Thursday, 21 de November de 2024 ISSN 1519-7670 - Ano 24 - nº 1315

Convergência e pancadaria

Nas manchetes, a drástica divisão do país com o empate técnico entre os candidatos majoritários. Nos palanques, uma fúria da qual não escapa a chefe da nação (teoricamente a presidente, ou presidenta, de todos os brasileiros, correligionários ou não). Quase escondida – sem holofotes, órfã de entusiasmos – a distante quimera que se converte em realidade: a possível convergência entre antagonistas.

Símbolo desta quimera, o governador eleito do Maranhão, o comunista Flávio Dino (PCdoB), promete um “choque de capitalismo”. Com 64% dos votos válidos, seu vice é do PSDB (Carlos Brandão), seu senador é do PSB (Roberto Rocha), todos apoiados pelo PPS e todos da oposição. Registre-se que o PPS (um dos herdeiros do PCB, o velho “Partidão”), raramente está do lado do PCdoB e que o principal opositor do eleito, Lobão Filho do PMDB, foi apoiado pelo PT. A base aliada do governo não poderia alinhar-se com aquele que encarnava a oposição à confraria dos clãs Sarney-Lobão-Murad, símbolo das alianças espúrias do PT para conservar-se no poder.

Flávio Dino pode falar tranquilamente em “choque de capitalismo” porque o coronelismo maranhense é feudal, pré e anticapitalista, oligárquico, patrimonialista, nepotista e visceralmente reacionário. Representante de um partido comprometido com o Estado laico e o secularismo, Flávio Dino pode convocar as diferentes confissões religiosas para ajudá-lo na recuperação do sistema penitenciário local – fábrica de criminosos, bastião da barbárie – sem parecer cruzado ou missionário.

Um apelo

Encarapitados no carro-chefe do atraso, a trinca de caciques combatidos pelo novo governador maranhense esteve e está presente em todos os escândalos políticos e financeiros – dos atos secretos na mesa do Senado Federal à censura prévia imposta por juízes amigos aos jornais que os combatem; da apropriação de verbas para obras jamais iniciadas às informações privilegiadas antes da liquidação do Banco Santos. O dedo podre do caciquismo maranhense não perdeu uma única oportunidade para acumpliciar-se com malfeitorias e maracutaias – do mensalão às propinas na Petrobras.

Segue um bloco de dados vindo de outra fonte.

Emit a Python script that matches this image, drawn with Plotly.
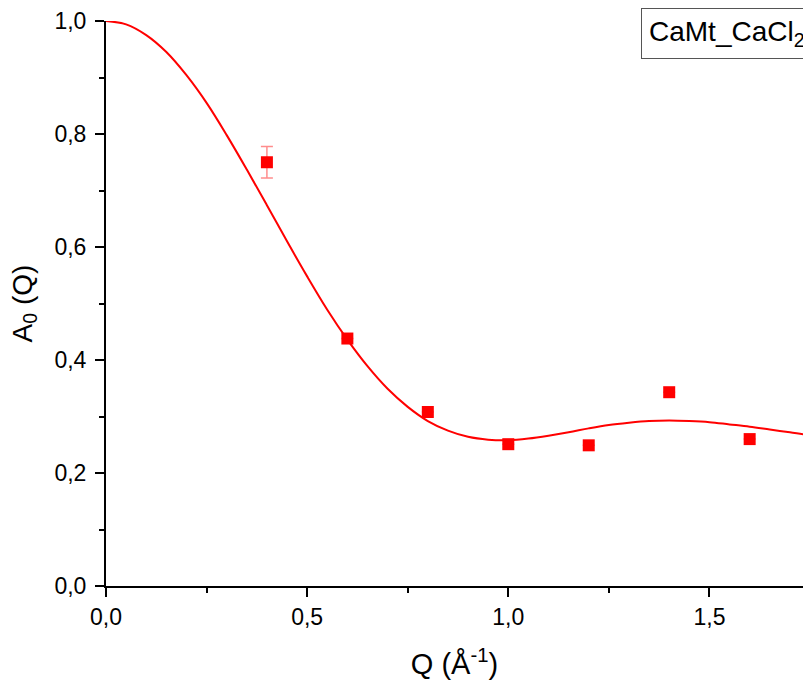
import plotly.graph_objects as go

# Measured data points
q_pts = [0.4, 0.6, 0.8, 1.0, 1.2, 1.4, 1.6]
a_pts = [0.750, 0.438, 0.308, 0.251, 0.249, 0.343, 0.260]
a_err = [0.028, 0.0, 0.0, 0.0, 0.0, 0.0, 0.0]

# Fit curve
q_fit = [0.00, 0.05, 0.10, 0.15, 0.20, 0.25, 0.30, 0.35, 0.40, 0.45, 0.50,
         0.55, 0.60, 0.65, 0.70, 0.75, 0.80, 0.85, 0.90, 0.95, 1.00, 1.05,
         1.10, 1.15, 1.20, 1.25, 1.30, 1.35, 1.40, 1.45, 1.50, 1.55, 1.60,
         1.65, 1.70, 1.75, 1.80]
a_fit = [1.000, 0.994, 0.975, 0.945, 0.904, 0.855, 0.798, 0.737, 0.674, 0.610,
         0.548, 0.489, 0.436, 0.389, 0.349, 0.317, 0.292, 0.275, 0.264, 0.259,
         0.258, 0.261, 0.266, 0.272, 0.279, 0.285, 0.289, 0.292, 0.293, 0.292,
         0.290, 0.286, 0.282, 0.277, 0.272, 0.267, 0.264]

x_ticks = [0.0, 0.5, 1.0, 1.5]
y_ticks = [0.0, 0.2, 0.4, 0.6, 0.8, 1.0]
legend_text = "CaMt_CaCl<sub>2</sub>"

FONT = "Liberation Sans, Arial, sans-serif"

fig = go.Figure()
fig.add_trace(go.Scatter(
    x=q_fit, y=a_fit, mode="lines", line=dict(color="#ff0000", width=2, shape="spline"),
    showlegend=False, hoverinfo="skip", cliponaxis=True))
fig.add_trace(go.Scatter(
    x=q_pts, y=a_pts, mode="markers",
    marker=dict(symbol="square", size=12, color="#ff0000", line=dict(width=0)),
    error_y=dict(type="data", array=a_err, visible=True, color="rgba(255,0,0,0.45)",
                 thickness=1.5, width=6),
    showlegend=False, cliponaxis=False))

fig.update_layout(
    width=803, height=681,
    margin=dict(l=106, r=0, t=21, b=95),
    paper_bgcolor="white", plot_bgcolor="white",
    separators=", ",
    font=dict(family=FONT, color="black"),
    showlegend=False,
)
fig.update_xaxes(
    range=[0, 1.7326], showline=True, linecolor="black", linewidth=2,
    showgrid=False, zeroline=False, mirror=False,
    tickmode="array", tickvals=x_ticks, tickformat=".1f",
    ticks="outside", ticklen=9, tickwidth=2, tickcolor="black",
    minor=dict(dtick=0.25, tick0=0, ticks="outside", ticklen=5, tickwidth=2, tickcolor="black"),
    tickfont=dict(size=23, family=FONT),
    title=dict(text="Q (Å<sup>-1</sup>)", font=dict(size=29, family=FONT), standoff=25),
    automargin=False,
)
fig.update_yaxes(
    range=[0, 1.0], showline=True, linecolor="black", linewidth=2,
    showgrid=False, zeroline=False, mirror=False,
    tickmode="array", tickvals=y_ticks, tickformat=".1f",
    ticks="outside", ticklen=9, tickwidth=2, tickcolor="black",
    minor=dict(dtick=0.1, tick0=0, ticks="outside", ticklen=5, tickwidth=2, tickcolor="black"),
    tickfont=dict(size=23, family=FONT), ticklabelstandoff=4,
    title=dict(text="A<sub>0</sub> (Q)", font=dict(size=28, family=FONT), standoff=14),
    automargin=False,
)
fig.add_annotation(
    xref="paper", yref="paper", x=0.7676, y=1.0225, xanchor="left", yanchor="top",
    text=legend_text, showarrow=False, align="left",
    font=dict(size=28, family=FONT, color="black"),
    bordercolor="#555555", borderwidth=1, borderpad=7, bgcolor="white",
)

fig.write_html(
    "out.html",
    config={"displayModeBar": False},
    post_script="document.body.style.margin='0';document.body.style.overflow='hidden';",
)
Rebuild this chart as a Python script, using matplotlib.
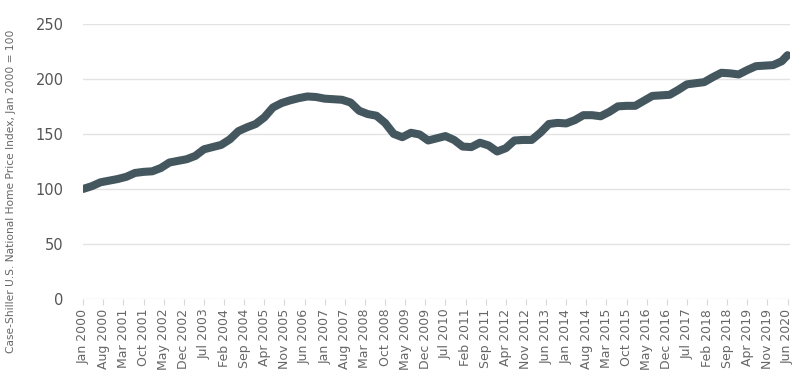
import pandas as pd
import matplotlib
matplotlib.use("Agg")
import matplotlib.pyplot as plt

# quarterly readings of the index (Jan 2000 = 100), last point Jun 2020
dates = pd.date_range("2000-01-01", "2020-04-01", freq="3MS").tolist() + [pd.Timestamp("2020-06-01")]
values = [
    100, 102.5, 106, 107.5,      # 2000
    109, 111, 114.5, 115.5,      # 2001
    116, 119, 124, 125.5,        # 2002
    127, 130, 136, 138,          # 2003
    140, 145, 152.5, 156,        # 2004
    159, 165, 174, 178,          # 2005
    180.5, 182.5, 184, 183.5,    # 2006
    182, 181.5, 181, 178.5,      # 2007
    171, 168, 166.5, 160,        # 2008
    150, 147, 151, 149.5,        # 2009
    144, 146, 148, 144.5,        # 2010
    138.5, 138, 142, 139.5,      # 2011
    134, 137, 144, 144.5,        # 2012
    144.5, 151, 159, 160,        # 2013
    159.5, 162.5, 167, 167,      # 2014
    166, 170, 175, 175.5,        # 2015
    175.5, 180, 184.5, 185,      # 2016
    185.5, 190, 195, 196,        # 2017
    197, 201.5, 205.5, 205,      # 2018
    204, 208, 211.5, 212,        # 2019
    212.5, 216, 221.5,           # 2020
]

tick_dates = pd.date_range("2000-01-01", "2020-06-01", freq="7MS")
y_ticks = [0, 50, 100, 150, 200, 250]
y_label = "Case-Shiller U.S. National Home Price Index, Jan 2000 = 100"


def month_index(d):
    return (d.year - 2000) * 12 + (d.month - 1)


x = [month_index(d) for d in dates]
tick_x = [month_index(d) for d in tick_dates]
tick_labels = [d.strftime("%b %Y") for d in tick_dates]

plt.rcParams["font.family"] = ["DejaVu Sans"]

fig = plt.figure(figsize=(8, 3.78), dpi=100)
ax = fig.add_axes([0.104, 0.209, 0.884, 0.728])

ax.plot(x, values, color="#44575f", lw=5.8, solid_joinstyle="round", solid_capstyle="round", zorder=3)

ax.set_ylim(0, 250)
ax.set_xlim(0, 246)
ax.set_yticks(y_ticks)
ax.set_xticks(tick_x)
ax.set_xticklabels(tick_labels, rotation=90, fontsize=9, color="#666666")
ax.tick_params(axis="y", length=0, pad=14, labelsize=10.5, labelcolor="#555555")
ax.tick_params(axis="x", length=4, color="#d9d9d9", pad=3)

ax.grid(axis="y", color="#e3e3e3", lw=1)
ax.set_axisbelow(True)
for side in ["top", "right", "left", "bottom"]:
    ax.spines[side].set_visible(False)

fig.text(0.014, 0.495, y_label, rotation=90, fontsize=7.7, color="#666666", ha="center", va="center")

fig.savefig("out.png", dpi=100, facecolor="white")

À primeira vista pode parecer fácil a montagem de coligação tão abrangente de ex-adversários contra o inimigo comum. Não foi. Prova é a longevidade do nefasto conluio em operação há mais de meio século. Estas convergências podem multiplicar-se, basta que a consciência e a decência não sejam represadas por amarras partidárias.

A Frente Ampla constituída em 1966 por três ex-inimigos figadais (Carlos Lacerda, Juscelino Kubitschek e João Goulart) para combater a ditadura militar foi fruto de igual impulso convergente e unificador. Não deu certo, o AI-5, proclamado dois anos depois, a impediu de prosperar. Se bem sucedida, a Frente Ampla poderia ter abreviado os tempos de chumbo em, pelo menos, 17 anos.

O mineiro Fernando Pimental, amigo de Dilma Rousseff, seu ministro do Desenvolvimento por três anos, prefeito de Belo Horizonte quando Aécio Neves era governador do estado, com ele montou uma inédita experiência política ao patrocinarem juntos o candidato Marcio Lacerda, do PSB, à prefeitura da capital mineira derrotando o candidato do PT, Patrus Ananias.

E do mesmo Fernando Pimentel partiu agora o apelo mais veemente e mais patético para um segundo turno menos exaltado: “Campanha de pancada e agressão não leva a lugar nenhum”. Só leva ao terceiro, quarto e quinto turnos.